1 lb. Yukon Gold or Russet potatoes, peeled and cut into 1” cubes
1 onion
2 tablespoons vegetable oil or butter
2-3 tablespoons milk
salt and pepper

Bring an inch of water to the boil in a large pot. Put the potatoes in a vegetable steamer and insert in the pot, then put on the cover. Steam for about 15 minutes until soft and set aside. Chop the onion finely, and sweat them in a sauté pan with the butter until translucent but not brown. Mash the potatoes with the milk in a medium bowl and add the onions. Season with salt and pepper to taste.

Meat Filling

2 tablespoons butter or vegetable oil
1 small onion
1/2 pound ground beef or finely chopped brisket
2 tablespoons finely chopped fresh parsley
1 tablespoon tomato paste
salt and pepper pepper to taste

Chop the onion finely and sweat it in a sauté pan with the butter until translucent but not brown. Set aside. Add the meat to the pan and sauté until browned. Strain the fat, then add the onion back to the pan along with the parsley and the tomato paste. Stir to combine, adding and salt and pepper to taste.

Sweet Potato Filling

1 lb. sweet potatoes, peeled and cut into 1” cubes
1 medium onion, sliced
1 tablespoon olive oil
2 tablespoons butter
2 tablespoons milk
Salt and pepper to taste

Preheat your oven to 350. Toss the sweet potato cubes with the olive oil in a baking dish and and bake for about 1 hour, until the potatoes are tender. Meanwhile, chop the onion, and sweat them in a sauté pan with the butter until translucent but not brown. Mash the potatoes with the milk in a medium bowl and add the onions. Season with salt and pepper to taste.

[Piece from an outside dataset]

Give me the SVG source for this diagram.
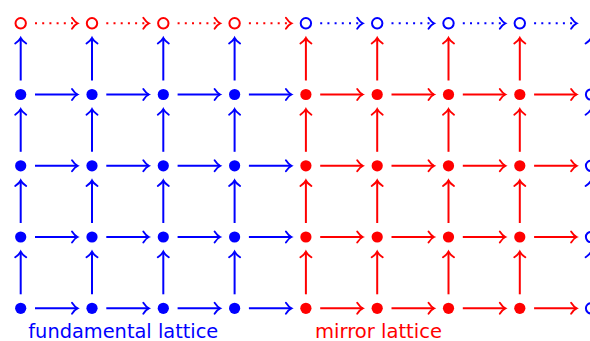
<svg xmlns="http://www.w3.org/2000/svg" width="590" height="341" viewBox="0 0 590 341">
<style>
.b{stroke:#0000ff;fill:none}
.r{stroke:#ff0000;fill:none}
.ln{stroke-width:2}
.dt{stroke-width:2;stroke-dasharray:2 5.2}
.fb{fill:#0000ff;stroke:none}
.fr{fill:#ff0000;stroke:none}
.hb{fill:#fff;stroke:#0000ff;stroke-width:2}
.hr{fill:#fff;stroke:#ff0000;stroke-width:2}
text{font-family:"DejaVu Sans","Liberation Sans",sans-serif;font-size:19px}
</style>
<defs>
<marker id="ab" markerUnits="userSpaceOnUse" markerWidth="14" markerHeight="14" viewBox="-8 -7 10 14" refX="0" refY="0" orient="auto" overflow="visible"><path d="M-5.5,-5.5 C-3.5,-2.5 -1.5,-0.7 0,0 C-1.5,0.7 -3.5,2.5 -5.5,5.5" fill="none" stroke="#0000ff" stroke-width="1.9" stroke-linecap="round"/></marker>
<marker id="ar" markerUnits="userSpaceOnUse" markerWidth="14" markerHeight="14" viewBox="-8 -7 10 14" refX="0" refY="0" orient="auto" overflow="visible"><path d="M-5.5,-5.5 C-3.5,-2.5 -1.5,-0.7 0,0 C-1.5,0.7 -3.5,2.5 -5.5,5.5" fill="none" stroke="#ff0000" stroke-width="1.9" stroke-linecap="round"/></marker>
</defs>
<g id="connectors">
<g class="r dt" marker-end="url(#ar)">
<path d="M35,23.3H77.5"/><path d="M106.3,23.3H148.8"/><path d="M177.6,23.3H220.1"/><path d="M248.9,23.3H291.4"/>
</g>
<g class="b dt" marker-end="url(#ab)">
<path d="M320.2,23.3H362.7"/><path d="M391.5,23.3H434"/><path d="M462.8,23.3H505.3"/><path d="M534.1,23.3H576.6"/>
</g>
<g class="b ln" marker-end="url(#ab)">
<path d="M35,94.5H77.5"/><path d="M106.3,94.5H148.8"/><path d="M177.6,94.5H220.1"/><path d="M248.9,94.5H291.4"/>
<path d="M35,165.8H77.5"/><path d="M106.3,165.8H148.8"/><path d="M177.6,165.8H220.1"/><path d="M248.9,165.8H291.4"/>
<path d="M35,237H77.5"/><path d="M106.3,237H148.8"/><path d="M177.6,237H220.1"/><path d="M248.9,237H291.4"/>
<path d="M35,308.3H77.5"/><path d="M106.3,308.3H148.8"/><path d="M177.6,308.3H220.1"/><path d="M248.9,308.3H291.4"/>
</g>
<g class="r ln" marker-end="url(#ar)">
<path d="M320.2,94.5H362.7"/><path d="M391.5,94.5H434"/><path d="M462.8,94.5H505.3"/><path d="M534.1,94.5H576.6"/>
<path d="M320.2,165.8H362.7"/><path d="M391.5,165.8H434"/><path d="M462.8,165.8H505.3"/><path d="M534.1,165.8H576.6"/>
<path d="M320.2,237H362.7"/><path d="M391.5,237H434"/><path d="M462.8,237H505.3"/><path d="M534.1,237H576.6"/>
<path d="M320.2,308.3H362.7"/><path d="M391.5,308.3H434"/><path d="M462.8,308.3H505.3"/><path d="M534.1,308.3H576.6"/>
</g>
<g class="b ln" marker-end="url(#ab)">
<path d="M20.7,80.5V38"/><path d="M92,80.5V38"/><path d="M163.3,80.5V38"/><path d="M234.6,80.5V38"/>
<path d="M20.7,151.8V109.2"/><path d="M92,151.8V109.2"/><path d="M163.3,151.8V109.2"/><path d="M234.6,151.8V109.2"/>
<path d="M20.7,223V180.5"/><path d="M92,223V180.5"/><path d="M163.3,223V180.5"/><path d="M234.6,223V180.5"/>
<path d="M20.7,294.3V251.7"/><path d="M92,294.3V251.7"/><path d="M163.3,294.3V251.7"/><path d="M234.6,294.3V251.7"/>
</g>
<g class="r ln" marker-end="url(#ar)">
<path d="M305.9,80.5V38"/><path d="M377.2,80.5V38"/><path d="M448.5,80.5V38"/><path d="M519.8,80.5V38"/>
<path d="M305.9,151.8V109.2"/><path d="M377.2,151.8V109.2"/><path d="M448.5,151.8V109.2"/><path d="M519.8,151.8V109.2"/>
<path d="M305.9,223V180.5"/><path d="M377.2,223V180.5"/><path d="M448.5,223V180.5"/><path d="M519.8,223V180.5"/>
<path d="M305.9,294.3V251.7"/><path d="M377.2,294.3V251.7"/><path d="M448.5,294.3V251.7"/><path d="M519.8,294.3V251.7"/>
</g>
<g class="b dt" marker-end="url(#ab)">
<path d="M591.1,80.5V38"/><path d="M591.1,151.8V109.2"/><path d="M591.1,223V180.5"/><path d="M591.1,294.3V251.7"/>
</g>
</g>
<g id="top-row">
<circle id="t0" class="hr" cx="20.7" cy="23.3" r="5.2"/>
<circle id="t1" class="hr" cx="92" cy="23.3" r="5.2"/>
<circle id="t2" class="hr" cx="163.3" cy="23.3" r="5.2"/>
<circle id="t3" class="hr" cx="234.6" cy="23.3" r="5.2"/>
<circle id="t4" class="hb" cx="305.9" cy="23.3" r="5.2"/>
<circle id="t5" class="hb" cx="377.2" cy="23.3" r="5.2"/>
<circle id="t6" class="hb" cx="448.5" cy="23.3" r="5.2"/>
<circle id="t7" class="hb" cx="519.8" cy="23.3" r="5.2"/>
</g>
<g id="fundamental-nodes" class="fb">
<circle cx="20.7" cy="94.5" r="5.6"/><circle cx="92" cy="94.5" r="5.6"/><circle cx="163.3" cy="94.5" r="5.6"/><circle cx="234.6" cy="94.5" r="5.6"/>
<circle cx="20.7" cy="165.8" r="5.6"/><circle cx="92" cy="165.8" r="5.6"/><circle cx="163.3" cy="165.8" r="5.6"/><circle cx="234.6" cy="165.8" r="5.6"/>
<circle cx="20.7" cy="237" r="5.6"/><circle cx="92" cy="237" r="5.6"/><circle cx="163.3" cy="237" r="5.6"/><circle cx="234.6" cy="237" r="5.6"/>
<circle cx="20.7" cy="308.3" r="5.6"/><circle cx="92" cy="308.3" r="5.6"/><circle cx="163.3" cy="308.3" r="5.6"/><circle cx="234.6" cy="308.3" r="5.6"/>
</g>
<g id="mirror-nodes" class="fr">
<circle cx="305.9" cy="94.5" r="5.6"/><circle cx="377.2" cy="94.5" r="5.6"/><circle cx="448.5" cy="94.5" r="5.6"/><circle cx="519.8" cy="94.5" r="5.6"/>
<circle cx="305.9" cy="165.8" r="5.6"/><circle cx="377.2" cy="165.8" r="5.6"/><circle cx="448.5" cy="165.8" r="5.6"/><circle cx="519.8" cy="165.8" r="5.6"/>
<circle cx="305.9" cy="237" r="5.6"/><circle cx="377.2" cy="237" r="5.6"/><circle cx="448.5" cy="237" r="5.6"/><circle cx="519.8" cy="237" r="5.6"/>
<circle cx="305.9" cy="308.3" r="5.6"/><circle cx="377.2" cy="308.3" r="5.6"/><circle cx="448.5" cy="308.3" r="5.6"/><circle cx="519.8" cy="308.3" r="5.6"/>
</g>
<g id="edge-nodes">
<circle class="hb" cx="591.1" cy="94.5" r="5.2"/>
<circle class="hb" cx="591.1" cy="165.8" r="5.2"/>
<circle class="hb" cx="591.1" cy="237" r="5.2"/>
<circle class="hb" cx="591.1" cy="308.3" r="5.2"/>
</g>
<g id="labels">
<text x="28.3" y="338.3" fill="#0000ff" textLength="190" lengthAdjust="spacingAndGlyphs">fundamental lattice</text>
<text x="315" y="338.3" fill="#ff0000" textLength="127" lengthAdjust="spacingAndGlyphs">mirror lattice</text>
</g>
</svg>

Filed under:  Blintzes, Pastry | 7 Comments

Blintz Recipe

Blintzes are pancakes, but they can be so much more depending on how you serve them. Here is a basic recipe for the articles themselves, fillings will come later.

3 eggs
12 ounces (1 1/2 cups) fat-free milk
5 ounces (scant cup) all-purpose flour, sifted
1/2 teaspoon salt
1 tablespoon sugar (optional)
1.5 ounces (3 tablespoons) unsalted butter

Crack the eggs into a small bowl and beat them with a fork. Add the milk, stir vigorously and set aside. In the bowl of a mixer fitted with a paddle (beater), combine the flour and the salt. With the mixer on medium-low, add the egg mixture in a stream. Beat the batter until it’s smooth, scraping the bowl once or twice, then beat in the melted butter. Refrigerate the batter at least two hours.

Heat an 8-inch nonstick skillet over medium-high heat. Swirl some butter around the pan (alternately, apply cooking spray), then pour in 1/4 cup of the batter, tilting the pan this way and that until you get an even coat. Heat the pancake for 45 seconds, until you can’t see any more liquid batter on the top. Gently jostle the pan to loosen the cake, then slide the blintz out of the pan onto a plate (you only want to cook one side, and then only until it’s lightly browned). Stacked, they’ll keep under a towel until ready to fill.

Fill as desired and fold. Cover the platter of blintzes in plastic wrap and refrigerate for at least an hour or overnight. They can also be frozen for up to several months at this point. When ready to serve, brown them in a heavy-bottomed skillet in plenty of butter for 8-10 minutes. Serve warm.